When you start a new family, you need to decide what sort of parent you want to be, what your family values are. One of the areas that has been top of mind lately, is about Christmas.
What does Christmas mean for our family?
I saw a letter somewhere on the interwebs the other day, talking about how Santa is real, but not in the respect that he is one person. Rather that he is a collective spirit – that everyone around the world who are celebrating Christmas is collectively ‘Santa’.
I love the idea that Santa is true, as a collective. That he embodies the good intentions of all the mums & dads that keep his character alive. That he “is the magic and love and spirit of giving to others.”
But I think this message sometimes gets lost along the way.
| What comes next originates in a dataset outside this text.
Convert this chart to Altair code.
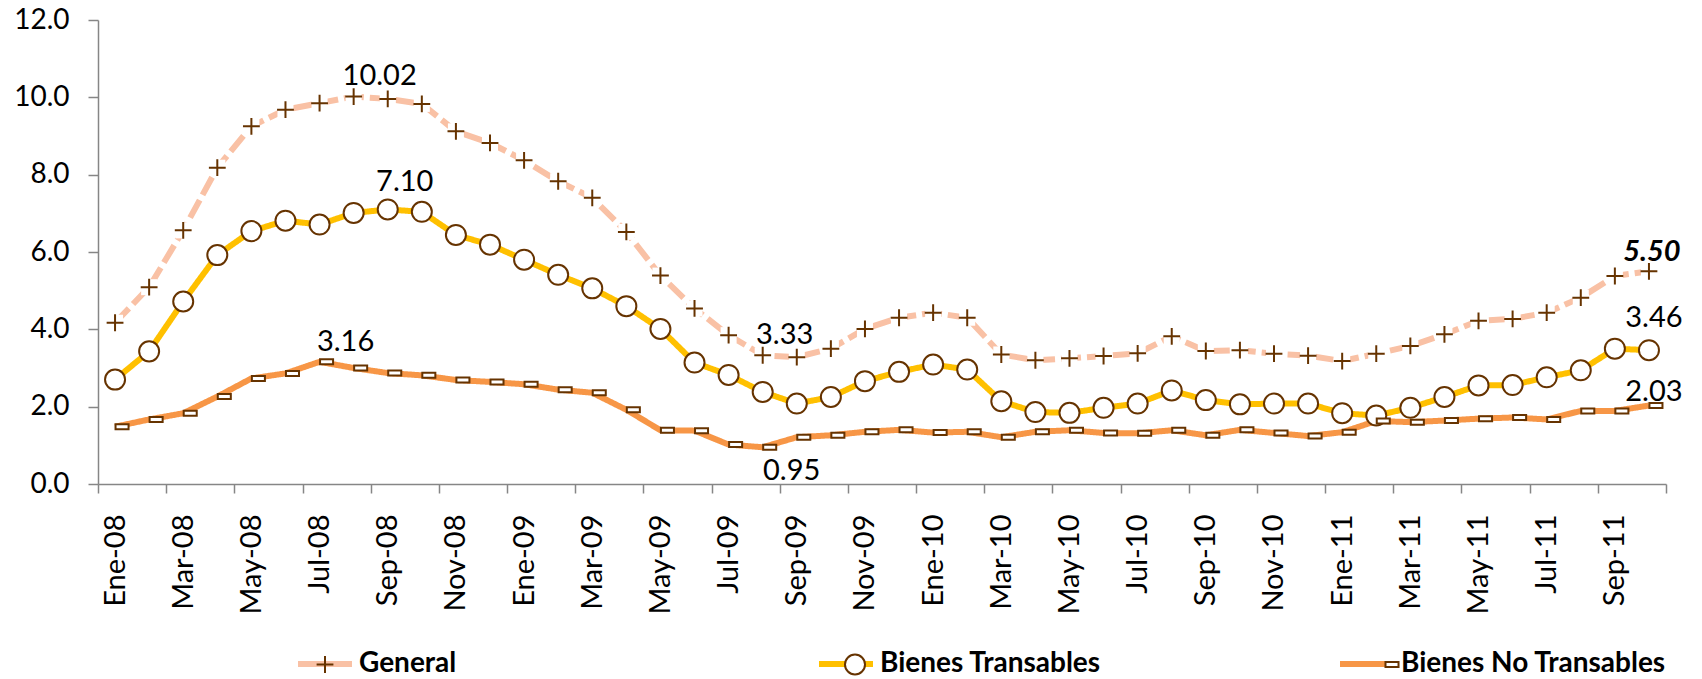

That in today’s hyper-commercialism, Santa is measured by the number or price of presents.
Many moons, ago, when one of our friends was just a preschooler, she was given a new tent for Christmas. And inside this tent, were all her presents. That’s right, she received a tent-full of presents. And so, on Christmas morning, she delighted in sitting opening them up, one by one. But when she got to the last present, she burst into tears. Bless her cotton socks.
More is not always better.
Of course her parents had the best intentions. I’m not judging or blaming. I just think it’s funny that’s all. To think that they tried so hard, gave her so much, and they still couldn’t win.
Maybe Christmas,” he thought, “doesn’t come from a store.” “Maybe Christmas… perhaps… means a little bit more!” (How The Grinch Stole Christmas, Dr Seuss, 1957)
I’m going with the theory that, for our immediate family, Santa should bring one or two main present(s) for each person, not dozens.
Am I being a spoil sport? I don’t think so.
It would be easy to go and spend a fortune on a multitude of presents to try to show everyone else how much I love my family. But I’m not that insecure. My family already know how much I love them. And I don’t give a damn about keeping up with the Jones’.
My kids are privileged. They have everything they need and almost everything they want. We have a large extended family, so they’ll receive a bunch of gifts anyway. Do they need a truckload of more stuff from Santa? Of course not.
I want Christmas to be about the sensory overload of hundreds of lights. Of the smell of baking gingerbread. Of the chorus of carols sung slightly off key. Of being grateful for the year past. Of family. I want Christmas to be about more than just mere presents.